The "debate" in Congress over the Levin-McCain provisions is not really what it appears to be, as Marcy Wheeler points out in some depth. On the Senate floor, opponents of the provision, such as Dianne Feinstein, mentioned the dangers of the army patrolling the streets of American cities only in passing, if at all: their real objection is that the provisions impede the really existing "war on terrorism." Wheeler argues that the Obama administration would be constrained from utilizing its network of informants if detainees were handled by the military. As she puts it:
"Again, I suspect that's the Administration objection. It allows them to do these things. But requires they do them with a paper trail Congress can audit. In short, it's a future Fast and Furious scandal, the guaranteed exposure of all of their harebrained undercover operations, waiting to happen."
The administration's veto threat has nothing to do with protecting civil liberties: indeed, quite the opposite. As Sen. Levin noted in his remarks, a bit of politicking went on at the secret Senate hearing:
"The initial bill reported by the committee included language expressly precluding 'the detention of citizens or lawful resident aliens of the United States on the basis of conduct taking place within the United States, except to the extent permitted by the Constitution of the United States.' The Administration asked that this language be removed from the bill."

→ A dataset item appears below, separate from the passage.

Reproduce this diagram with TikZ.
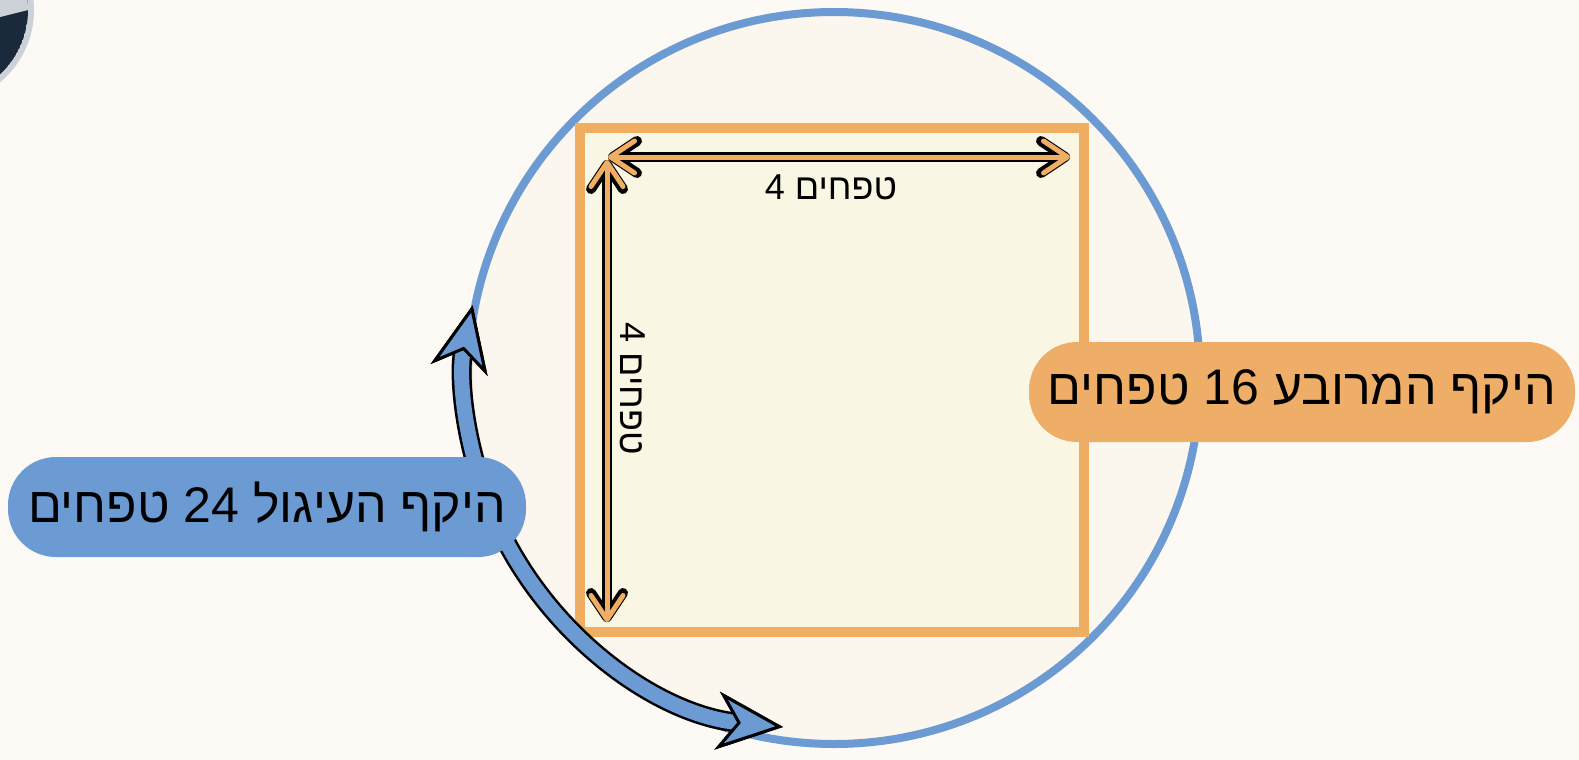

The real purpose of the Levin-McCain provisions is entirely unrelated to "terrorism," either by al-Qaeda or any known domestic outfit. It was put in there to codify a number of important "legal" precedents, which make it possible for the President to declare an American citizen an "enemy combatant" and hold him or her indefinitely without charges. This is the final step in a process that will enable the President to establish a de facto military dictatorship: it's the "unitary presidency" meets the global economic crisis.
"America is part of the battlefield," says Sen. Ayotte, quite accurately -- and Americans are the target. Resistance is "terrorism": dissent is a crime, and you'd better shut up and take it if you know what's good for you. That's the message they're sending -- and how, one wonders, will Americans respond?
Tryptophaned into a submissive lethargy by large doses of turkey and stuffing, and living in constant fear of imminent destitution, they hardly notice this historic betrayal. The trap is set, baited, and ready to spring: one has to wonder, however, if this passivity will hold once those steel jaws bite. I bet they're wondering in Washington, too.